Abdul Rahman, 45, a professor of Arabic literature at Hebron University, has not taught since December. He worries about his children, who have no school to attend, and spends hours searching for food. "You've got to know who's selling to buy," says Rahman, who has learned to visit butchers and grocers at their homes, where many of them now secretly keep their scarce supplies.

Many Palestinians are going back to the land. Nawal Rabi, 38, spends much of her day hacking out a garden behind her house in Jalazun. She is planting tomatoes, cucumbers and moloquia, an Arab green. With two brothers in jail and her father dead, Nawal struggles just to eat. In Sinjil, a West Bank village nearby, army roadblocks have cut off traffic for the past two months. Unable to drive to market, Hosneyah Khalil feeds her six children with the produce from her fields. She also has bought goats for milk. "We will show them we can live," she says.

In Beit Sahur, a town near Bethlehem, a group of local men started an agricultural cooperative in March. Walid Hawash, 29, runs the co-op's shop, selling seeds, tools and herbicides at cost to any residents who wish to start "victory" gardens. "We are doing this so the people can feed themselves," says Hawash. Last week Israeli soldiers threatened to close Hawash's store. "They say what we are doing is politics," says Hawash. "But we are only trying to live." Nearby, freshly turned earth marks a new garden that will feed 42 families come harvest time. Hawash obliquely acknowledges what the Israelis fear: "By going back to the land, we can continue the uprising a long time."
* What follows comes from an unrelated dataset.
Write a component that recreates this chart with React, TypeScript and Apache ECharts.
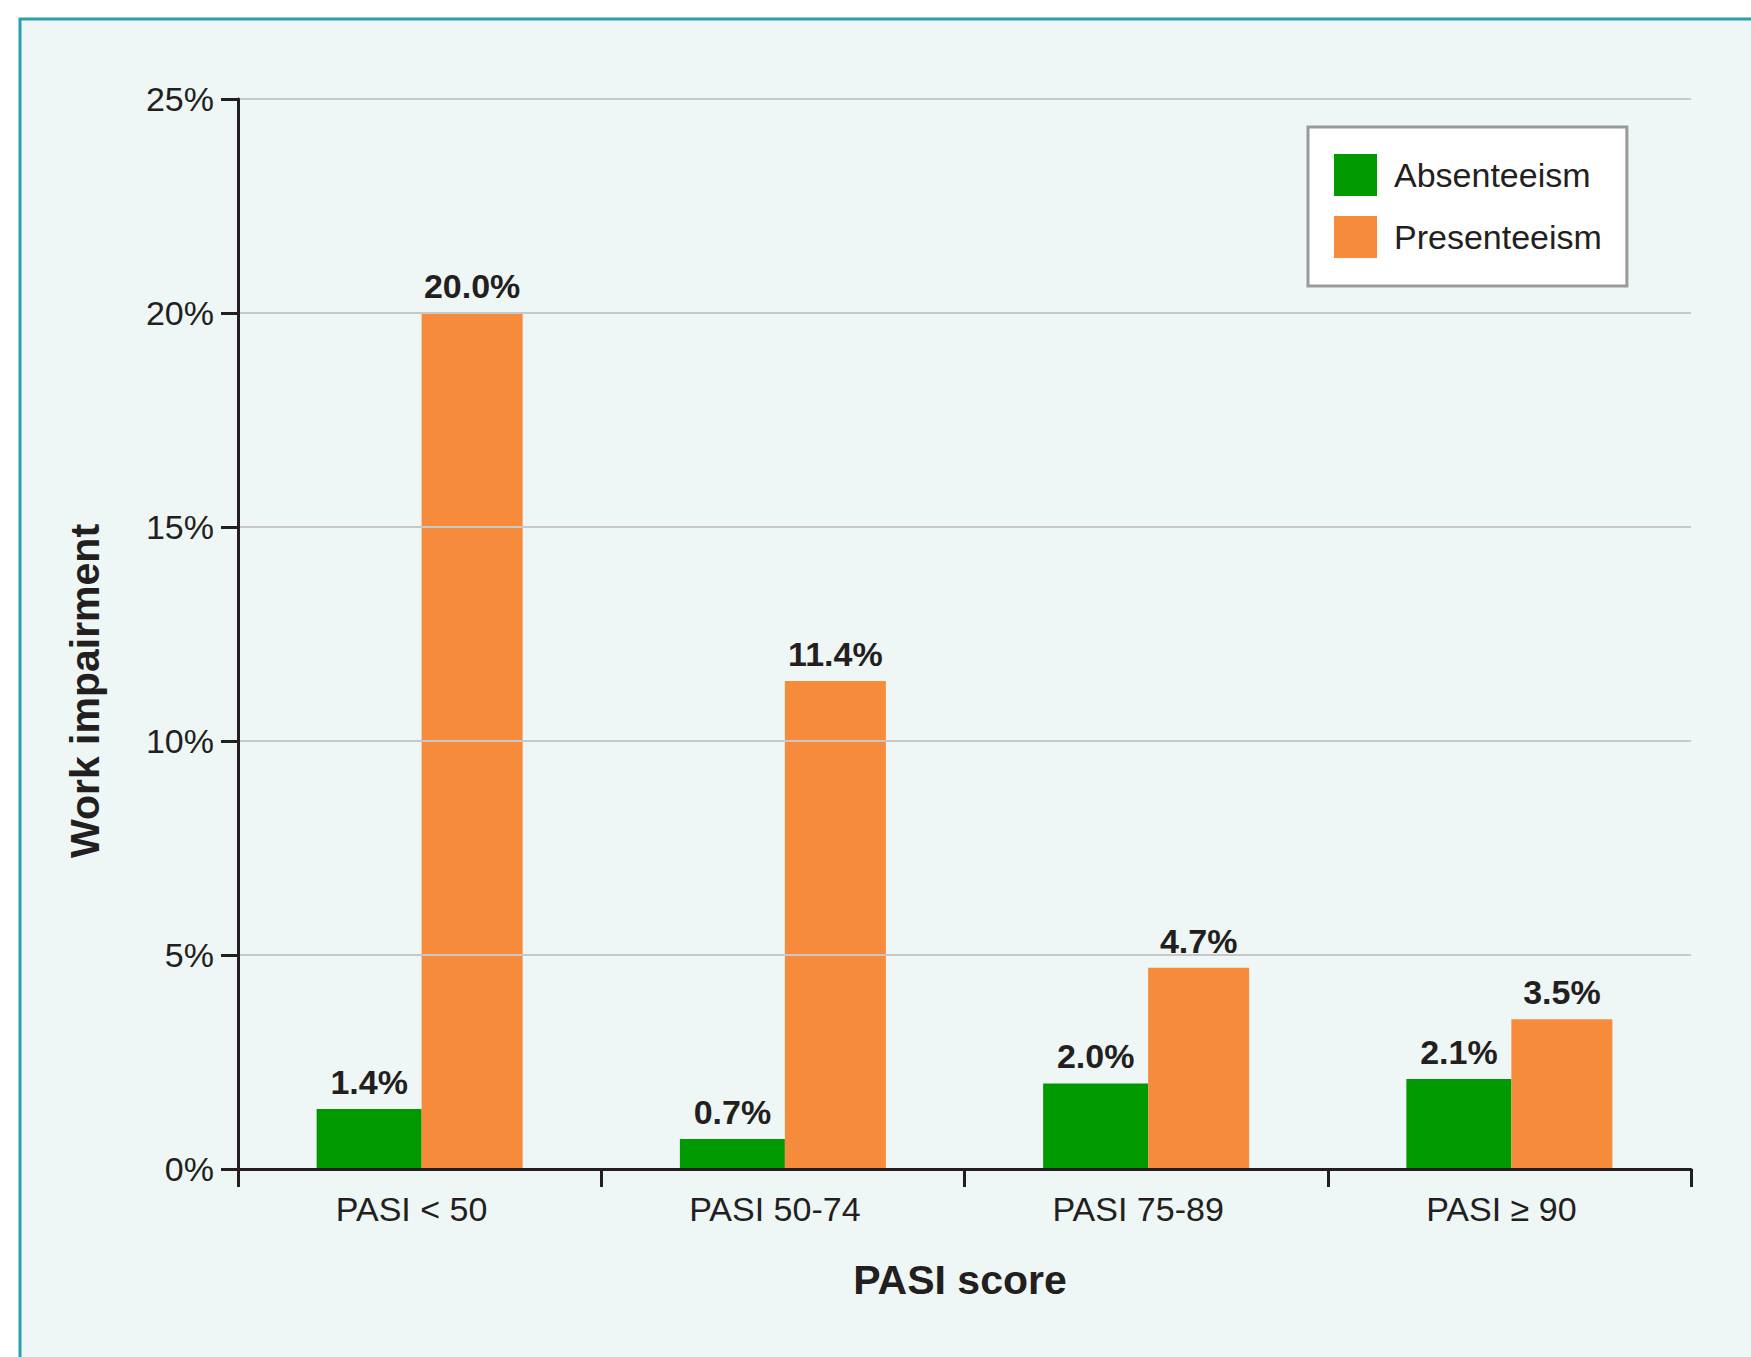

The Israelis are devising new ways beyond curfews, roadblocks and shop closings to reassert their authority. Palestinians who wish to see relatives in detention camps can no longer arrange their visits through the Red Cross but must go through the tedious process of seeking permission from the military government. Anyone applying for a birth certificate or marriage license must prove that all government fines have been paid, while Palestinians traveling to Amman must first traverse miles of red tape.

Last week Israeli authorities flexed another bureaucratic muscle. They ordered Gaza's 400,000 residents over the age of 16 to exchange their green identity folders for new booklets marked with different color codes. The Israelis say the codes indicate refugee-camp residence; the Palestinians say they identify political activists. Despite orders from the uprising's leaders not to comply, thousands of Gazans lined up in sweltering airless tents last week to receive their new documents. Said Major General Yitzhak Mordechai, Gaza's military commander: "They have to be clear they are under Israeli law, Israeli government."

But the Palestinians in the occupied territories seem prepared to pay a high price to prove that they are not totally under Israeli law. As the intifadeh drags on, the Arabs are increasingly intent on proving that they would rather change their way of life than their mind.